Aalia Farzan adds: “Sometimes I ask myself, if I were a teenage girl in a country where I can’t go to school, wouldn’t I be very happy if someone helped me, if someone came and taught me? It’s such a privilege for me to be able, through Dars, to encourage people to choose their own life. I want to help them believe that one day you can choose what you are going to be.”
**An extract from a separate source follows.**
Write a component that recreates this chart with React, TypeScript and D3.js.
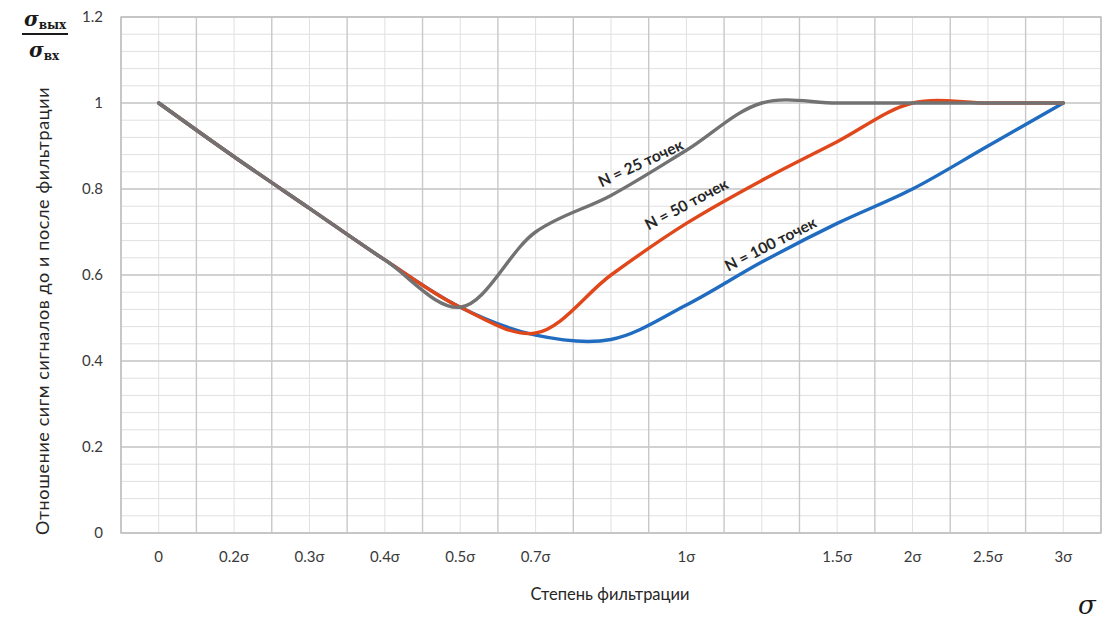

“As the global public service broadcaster, it felt only right that BBC World Service stepped in to adapt and use the BBC’s world-leading education content, as well as our journalism, to help children excluded from school, particularly girls.” — Fiona Crack, BBC World Service News Controller

Presenters: Sahar Rahimi, Shazia Haya, Aalia Farzan, Malaika Ahmadzai. Credit: Robert Timothy/BBC

Tailored for 11 to 16-year-olds, Dars makes the most of the BBC’s teaching content with adapted maths, history, science, and Information and Communications Technology modules from BBC Bitesize, the BBC’s online study support resource for UK school-age pupils. BBC Learning English lessons will be split into two sections, for lower- and higher-stage learning. Dars will also bring its young audience current-affairs and inspirational stories from BBC World Service’s multilingual global content and from the World Service’s 100 Women series.

The first 12-week series of Dars will air four times a day, Saturday to Friday, on the newly launched BBC News Afghanistan channel. The half-hour programme will also be available via BBC News Pashto and BBC News Dari Facebook channels, on radio – through the network of BBC FM transmitters in Afghanistan as well as on shortwave and medium wave – and will be part of the BBC Persian TV channel schedule.

BBC News Pashto reaches a weekly audience of 8.3 million in Afghanistan while the weekly reach of BBC News Dari in the country is 4.3 million (BBC Global Audience Measure 2022).

The BBC News Afghanistan satellite channel brings together BBC World Service’s multilingual offer for Afghanistan, with BBC News Pashto, BBC News Dari, and BBC News Uzbek TV and radio content as well as the BBC Persian TV programming.